Repeat verbatim the lines from the one containing "Generate a web" to the one containing "const FONT = 'Lato';", ends included, minus any pictures.

■ **GIVEN INFORMATION**:
* * * * * * * * *

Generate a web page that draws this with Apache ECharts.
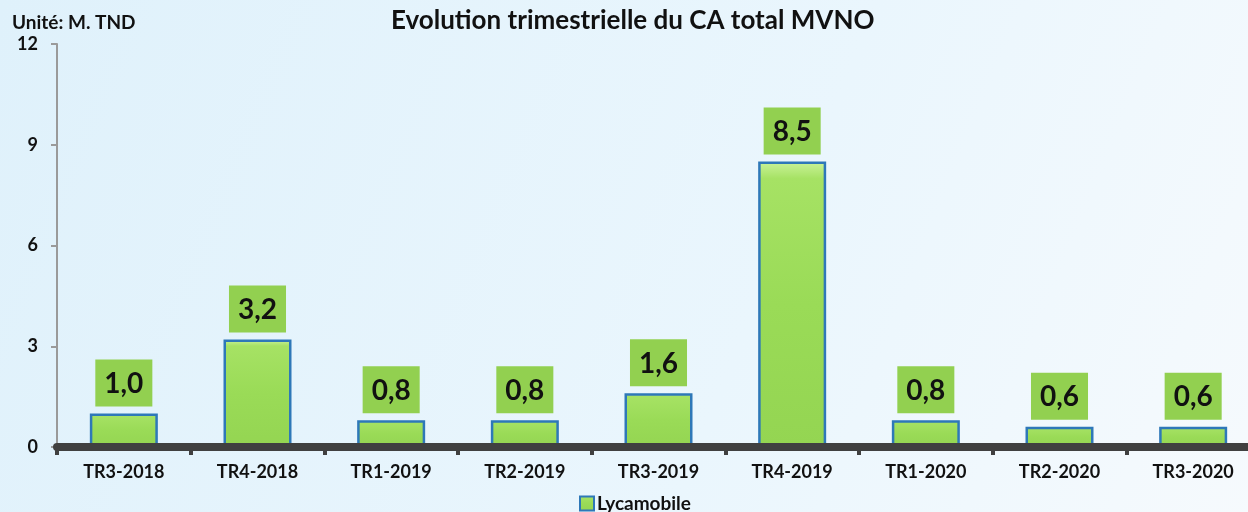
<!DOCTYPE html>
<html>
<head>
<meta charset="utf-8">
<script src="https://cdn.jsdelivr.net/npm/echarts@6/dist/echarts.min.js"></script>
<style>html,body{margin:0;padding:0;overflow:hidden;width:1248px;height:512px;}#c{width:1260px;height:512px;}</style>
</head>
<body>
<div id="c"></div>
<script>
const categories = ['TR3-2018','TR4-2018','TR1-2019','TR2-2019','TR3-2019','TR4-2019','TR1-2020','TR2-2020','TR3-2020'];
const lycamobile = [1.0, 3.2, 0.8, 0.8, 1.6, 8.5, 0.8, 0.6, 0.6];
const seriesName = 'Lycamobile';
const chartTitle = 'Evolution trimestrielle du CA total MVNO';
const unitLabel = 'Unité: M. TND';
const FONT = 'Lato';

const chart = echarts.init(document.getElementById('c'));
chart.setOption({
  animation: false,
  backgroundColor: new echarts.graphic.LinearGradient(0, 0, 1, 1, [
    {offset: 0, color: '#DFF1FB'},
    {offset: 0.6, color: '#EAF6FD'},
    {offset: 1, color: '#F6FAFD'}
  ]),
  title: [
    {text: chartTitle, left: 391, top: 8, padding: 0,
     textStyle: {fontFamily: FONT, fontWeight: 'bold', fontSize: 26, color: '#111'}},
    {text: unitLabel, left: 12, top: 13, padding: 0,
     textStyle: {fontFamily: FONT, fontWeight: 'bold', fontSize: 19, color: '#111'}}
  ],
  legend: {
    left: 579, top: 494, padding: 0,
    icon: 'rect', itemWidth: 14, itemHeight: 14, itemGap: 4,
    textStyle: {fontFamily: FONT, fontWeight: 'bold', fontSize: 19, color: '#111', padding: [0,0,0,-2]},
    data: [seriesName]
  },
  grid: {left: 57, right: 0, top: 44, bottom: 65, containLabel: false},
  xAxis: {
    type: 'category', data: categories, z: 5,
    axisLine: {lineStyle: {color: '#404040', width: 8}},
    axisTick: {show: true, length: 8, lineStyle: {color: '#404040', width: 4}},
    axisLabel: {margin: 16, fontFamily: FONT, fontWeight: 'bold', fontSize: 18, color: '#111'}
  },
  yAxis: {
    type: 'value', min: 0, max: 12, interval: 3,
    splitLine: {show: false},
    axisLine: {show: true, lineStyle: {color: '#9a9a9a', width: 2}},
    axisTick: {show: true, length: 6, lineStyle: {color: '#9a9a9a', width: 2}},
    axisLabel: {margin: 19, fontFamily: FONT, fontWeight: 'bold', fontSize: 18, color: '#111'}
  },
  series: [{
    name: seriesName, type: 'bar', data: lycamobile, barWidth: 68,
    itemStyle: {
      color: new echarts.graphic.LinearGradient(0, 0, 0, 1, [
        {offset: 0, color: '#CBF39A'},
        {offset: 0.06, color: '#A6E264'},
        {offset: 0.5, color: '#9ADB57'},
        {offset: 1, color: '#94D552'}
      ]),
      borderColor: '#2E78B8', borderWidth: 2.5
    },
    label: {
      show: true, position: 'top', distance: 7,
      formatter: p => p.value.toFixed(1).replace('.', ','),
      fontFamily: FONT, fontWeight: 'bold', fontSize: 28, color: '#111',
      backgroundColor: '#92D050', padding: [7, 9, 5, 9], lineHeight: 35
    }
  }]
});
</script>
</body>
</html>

* * * * * * * * *

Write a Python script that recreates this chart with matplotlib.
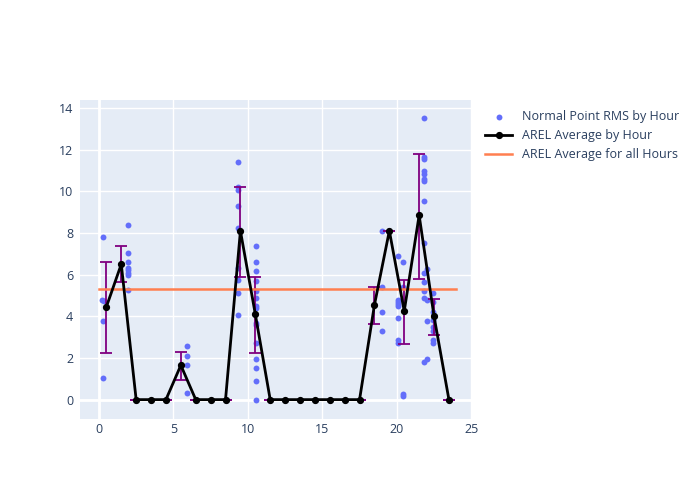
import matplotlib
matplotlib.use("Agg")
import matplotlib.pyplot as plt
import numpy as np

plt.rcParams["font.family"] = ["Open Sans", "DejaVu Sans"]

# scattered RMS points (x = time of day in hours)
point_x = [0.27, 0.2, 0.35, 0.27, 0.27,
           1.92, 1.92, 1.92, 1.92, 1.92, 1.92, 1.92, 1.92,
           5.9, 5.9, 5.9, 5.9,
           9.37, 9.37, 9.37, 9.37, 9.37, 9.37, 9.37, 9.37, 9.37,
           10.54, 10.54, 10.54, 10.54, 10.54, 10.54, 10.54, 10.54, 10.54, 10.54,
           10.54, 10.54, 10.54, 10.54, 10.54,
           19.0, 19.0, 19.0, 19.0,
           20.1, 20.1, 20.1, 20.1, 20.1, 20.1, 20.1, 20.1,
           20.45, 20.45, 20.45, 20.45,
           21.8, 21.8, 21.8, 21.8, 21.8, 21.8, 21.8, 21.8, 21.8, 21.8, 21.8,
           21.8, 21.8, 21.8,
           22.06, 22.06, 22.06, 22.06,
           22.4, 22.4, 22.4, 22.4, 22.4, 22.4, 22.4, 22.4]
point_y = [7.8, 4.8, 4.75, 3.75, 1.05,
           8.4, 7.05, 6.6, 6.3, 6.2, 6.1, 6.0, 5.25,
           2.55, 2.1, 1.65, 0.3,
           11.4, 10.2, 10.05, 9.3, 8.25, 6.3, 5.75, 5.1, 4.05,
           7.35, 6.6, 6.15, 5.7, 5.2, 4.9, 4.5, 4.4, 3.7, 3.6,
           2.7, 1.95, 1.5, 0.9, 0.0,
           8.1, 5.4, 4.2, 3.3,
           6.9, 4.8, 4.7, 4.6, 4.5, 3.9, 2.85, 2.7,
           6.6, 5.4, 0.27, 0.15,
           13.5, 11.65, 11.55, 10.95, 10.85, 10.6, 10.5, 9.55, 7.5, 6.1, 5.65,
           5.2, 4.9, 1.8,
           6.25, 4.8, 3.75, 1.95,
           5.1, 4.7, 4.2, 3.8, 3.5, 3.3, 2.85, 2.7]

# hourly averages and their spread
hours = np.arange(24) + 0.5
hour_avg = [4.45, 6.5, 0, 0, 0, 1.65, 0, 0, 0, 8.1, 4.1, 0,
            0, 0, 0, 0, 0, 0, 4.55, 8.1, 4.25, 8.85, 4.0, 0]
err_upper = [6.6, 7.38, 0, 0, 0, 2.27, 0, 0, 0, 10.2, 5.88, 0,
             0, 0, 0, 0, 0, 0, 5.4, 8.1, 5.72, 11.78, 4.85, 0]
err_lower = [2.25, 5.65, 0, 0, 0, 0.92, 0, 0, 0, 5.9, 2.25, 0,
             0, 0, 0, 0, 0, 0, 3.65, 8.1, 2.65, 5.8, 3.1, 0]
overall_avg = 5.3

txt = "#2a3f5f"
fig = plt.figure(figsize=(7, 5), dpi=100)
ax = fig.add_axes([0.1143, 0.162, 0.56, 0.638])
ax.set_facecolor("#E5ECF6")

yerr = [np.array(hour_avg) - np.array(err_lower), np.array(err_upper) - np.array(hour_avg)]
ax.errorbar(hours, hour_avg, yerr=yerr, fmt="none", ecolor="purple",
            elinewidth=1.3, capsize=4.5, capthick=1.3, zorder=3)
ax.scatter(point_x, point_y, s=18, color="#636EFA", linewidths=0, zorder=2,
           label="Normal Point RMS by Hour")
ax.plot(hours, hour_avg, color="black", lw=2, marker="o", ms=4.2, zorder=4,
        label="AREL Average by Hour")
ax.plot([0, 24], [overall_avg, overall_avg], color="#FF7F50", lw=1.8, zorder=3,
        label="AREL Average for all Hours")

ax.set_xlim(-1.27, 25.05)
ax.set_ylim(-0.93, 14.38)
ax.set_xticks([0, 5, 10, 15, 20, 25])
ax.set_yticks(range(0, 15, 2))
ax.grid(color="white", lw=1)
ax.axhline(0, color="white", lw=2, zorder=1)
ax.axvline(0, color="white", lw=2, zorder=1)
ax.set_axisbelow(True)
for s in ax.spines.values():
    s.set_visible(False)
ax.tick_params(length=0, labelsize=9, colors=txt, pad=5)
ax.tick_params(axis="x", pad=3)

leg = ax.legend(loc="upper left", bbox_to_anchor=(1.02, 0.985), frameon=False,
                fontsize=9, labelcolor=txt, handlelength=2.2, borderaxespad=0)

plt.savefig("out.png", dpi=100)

* * * * * * * * *

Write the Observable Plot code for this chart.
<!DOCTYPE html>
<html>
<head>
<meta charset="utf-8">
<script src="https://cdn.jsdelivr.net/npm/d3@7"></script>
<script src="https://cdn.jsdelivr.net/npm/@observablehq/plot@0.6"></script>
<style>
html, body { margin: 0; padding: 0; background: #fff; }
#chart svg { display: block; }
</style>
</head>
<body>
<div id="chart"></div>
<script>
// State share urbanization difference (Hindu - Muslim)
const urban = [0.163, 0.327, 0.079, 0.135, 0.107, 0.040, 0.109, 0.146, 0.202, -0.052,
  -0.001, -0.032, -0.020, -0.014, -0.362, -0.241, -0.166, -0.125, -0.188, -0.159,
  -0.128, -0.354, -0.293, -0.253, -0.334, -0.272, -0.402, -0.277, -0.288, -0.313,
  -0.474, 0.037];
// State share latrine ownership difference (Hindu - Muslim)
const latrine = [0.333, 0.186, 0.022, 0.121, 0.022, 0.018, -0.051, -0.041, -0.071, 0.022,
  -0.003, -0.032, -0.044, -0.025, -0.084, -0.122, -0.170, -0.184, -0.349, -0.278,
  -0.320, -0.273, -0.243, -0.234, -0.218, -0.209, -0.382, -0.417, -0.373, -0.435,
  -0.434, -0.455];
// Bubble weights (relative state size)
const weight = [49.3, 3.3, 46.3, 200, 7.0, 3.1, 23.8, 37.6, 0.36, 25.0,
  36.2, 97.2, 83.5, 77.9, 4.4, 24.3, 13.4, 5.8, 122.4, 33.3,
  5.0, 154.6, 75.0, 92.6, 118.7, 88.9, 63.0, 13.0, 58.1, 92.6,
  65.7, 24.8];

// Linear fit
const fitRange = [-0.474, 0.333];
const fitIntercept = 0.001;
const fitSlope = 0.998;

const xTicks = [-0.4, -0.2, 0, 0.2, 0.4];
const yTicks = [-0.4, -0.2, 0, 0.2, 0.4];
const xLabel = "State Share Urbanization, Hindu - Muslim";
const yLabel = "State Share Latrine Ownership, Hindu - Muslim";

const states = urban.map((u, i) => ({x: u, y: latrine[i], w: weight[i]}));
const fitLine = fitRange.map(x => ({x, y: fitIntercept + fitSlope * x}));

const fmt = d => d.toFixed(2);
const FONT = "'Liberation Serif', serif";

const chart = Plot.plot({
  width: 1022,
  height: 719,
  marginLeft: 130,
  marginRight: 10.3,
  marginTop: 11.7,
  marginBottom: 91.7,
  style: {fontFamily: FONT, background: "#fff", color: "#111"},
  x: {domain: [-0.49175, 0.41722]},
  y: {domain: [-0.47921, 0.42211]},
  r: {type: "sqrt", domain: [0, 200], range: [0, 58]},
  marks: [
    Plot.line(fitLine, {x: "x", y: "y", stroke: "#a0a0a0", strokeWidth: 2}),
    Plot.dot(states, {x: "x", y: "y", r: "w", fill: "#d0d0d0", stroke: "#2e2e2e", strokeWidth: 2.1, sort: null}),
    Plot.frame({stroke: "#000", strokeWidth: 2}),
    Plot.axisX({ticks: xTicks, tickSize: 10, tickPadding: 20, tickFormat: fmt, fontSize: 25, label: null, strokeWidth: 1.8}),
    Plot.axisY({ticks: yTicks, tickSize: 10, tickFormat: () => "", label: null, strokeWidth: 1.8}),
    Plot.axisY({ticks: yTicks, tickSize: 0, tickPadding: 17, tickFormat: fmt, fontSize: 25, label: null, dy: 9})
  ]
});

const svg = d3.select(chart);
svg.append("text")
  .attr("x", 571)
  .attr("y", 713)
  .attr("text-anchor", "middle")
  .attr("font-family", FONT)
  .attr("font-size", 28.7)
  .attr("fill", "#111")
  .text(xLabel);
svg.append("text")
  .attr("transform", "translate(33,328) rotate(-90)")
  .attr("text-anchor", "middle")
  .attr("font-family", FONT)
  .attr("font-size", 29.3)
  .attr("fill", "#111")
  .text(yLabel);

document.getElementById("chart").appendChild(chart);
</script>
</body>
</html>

* * * * * * * * *

■ **RESPONSE TO THIS TASK**:
Generate a web page that draws this with Apache ECharts.
<!DOCTYPE html>
<html>
<head>
<meta charset="utf-8">
<script src="https://cdn.jsdelivr.net/npm/echarts@6/dist/echarts.min.js"></script>
<style>html,body{margin:0;padding:0;overflow:hidden;width:1248px;height:512px;}#c{width:1260px;height:512px;}</style>
</head>
<body>
<div id="c"></div>
<script>
const categories = ['TR3-2018','TR4-2018','TR1-2019','TR2-2019','TR3-2019','TR4-2019','TR1-2020','TR2-2020','TR3-2020'];
const lycamobile = [1.0, 3.2, 0.8, 0.8, 1.6, 8.5, 0.8, 0.6, 0.6];
const seriesName = 'Lycamobile';
const chartTitle = 'Evolution trimestrielle du CA total MVNO';
const unitLabel = 'Unité: M. TND';
const FONT = 'Lato';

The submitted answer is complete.